Captain Dennis Baxter of the New Captain Pete said, “The salmon bite slowed down on Thursday 7-13, but we ended up with a fish per  rod for 10 anglers fishing 7 miles southwest of the harbor. We picked at them all day, and the action between the Buoys also slowed down. My son, Braden, was out on the Fishing Luhrs last night, and they only picked up a single fish which was a precursor to Thursday’s action. The weather was rough on the south side on Thursday, and after finding rough water at Mussel Rock due to a big southerly wind, the party boats ran down to the Deep Reef. There are plenty of white jelly fish at the Deep Reef. If the fish bite, I will be fishing salmon over the weekend, if not, it will be rockfish.”
 Hot Sheet Subscriber Dmitry Varakuta went out on Thursday with his friend, Valeriy. He said, “We  launched out of Pillar Point Harbor at 6 am and headed north towards yesterday's hotspot. There were a few boats there already and party boats began showing up minutes afterward. We fished Pacifica before Mussel Rock till 10 am. We had 1 bite til that time so we picked up and ran south to below Pedro Point. We hung around there 30-40 mins and began trolling towards the pier again. Around 1130,  we boxed our first fish, a 5-6 pound fish. From then we had about a dozen bites til we left around 2:45. We ended our day with a small keeper king released ,1 coho released, and two 5-6lb fish along with a 20lber. All fish came on anchovies at 30-40 otw. Thank you GGSA for all your time and efforts.”

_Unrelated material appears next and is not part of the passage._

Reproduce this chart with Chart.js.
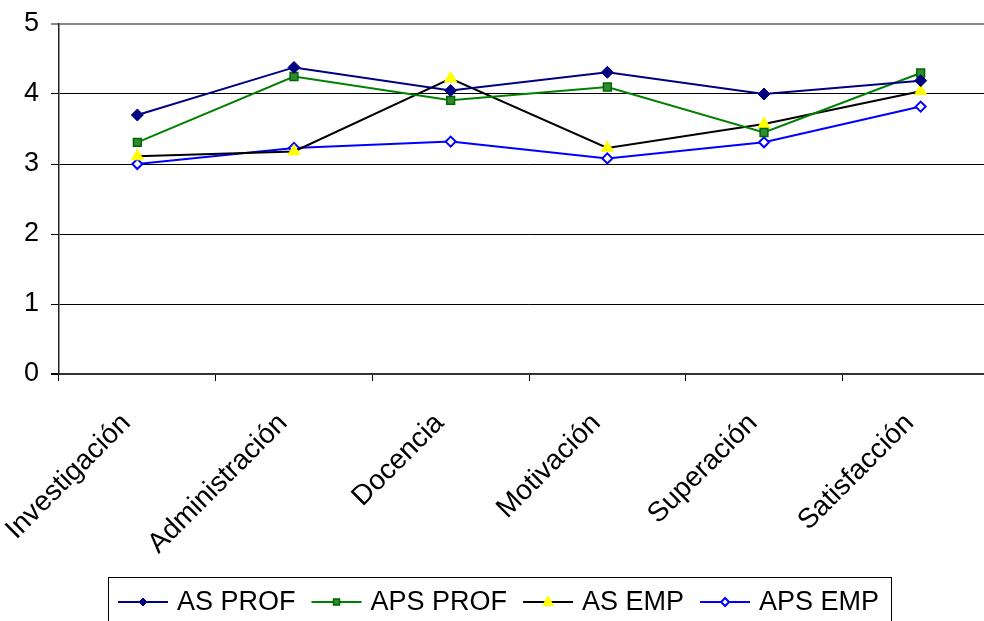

This writer is sneaking off for our annual family trip to our vacation home on the Kenai peninsula. We will be chasing sockeyes and kings on the local rivers and will be jumping on board with good friend Captain Steve Smith for some halibut, ling and saltwater action. We will be leaving the laptop at home and will return with full reports here on Saturday July 29th.
In the time being please contact our sponsors or visit their websites for current reports, information and bookings.
Until then... good fishing!
Mike Aughney

Captain Dennis on the New Captain Pete reported great action again on Wednesday 7-12. Fishing 7 miles south of the harbor Dennis reported 13 limits of salmon. The fishing was not quite as fast as Tuesday's bite but solid none the less. Funny how quickly we all become spoiled. Dennis says that the fish are stuffed with squid and anchovies. There are schools of fish up and down the coast with private and party boats also scoring off the Deep Reef, Martin Beach, Pedro Pt and up at Mussel rocks. The majority of the fish are hatchery clipped. Thanks to the efforts of the GGSA to advocate for trucking fish during the drought we not only have a season this year it's turning out to be much better than predicted.
Dennis says that the first salmon are starting to show in the harbor as well. Much thanks to the efforts of Coastside for their salmon net pen project which has resulted in good returns to the local waters the past few years.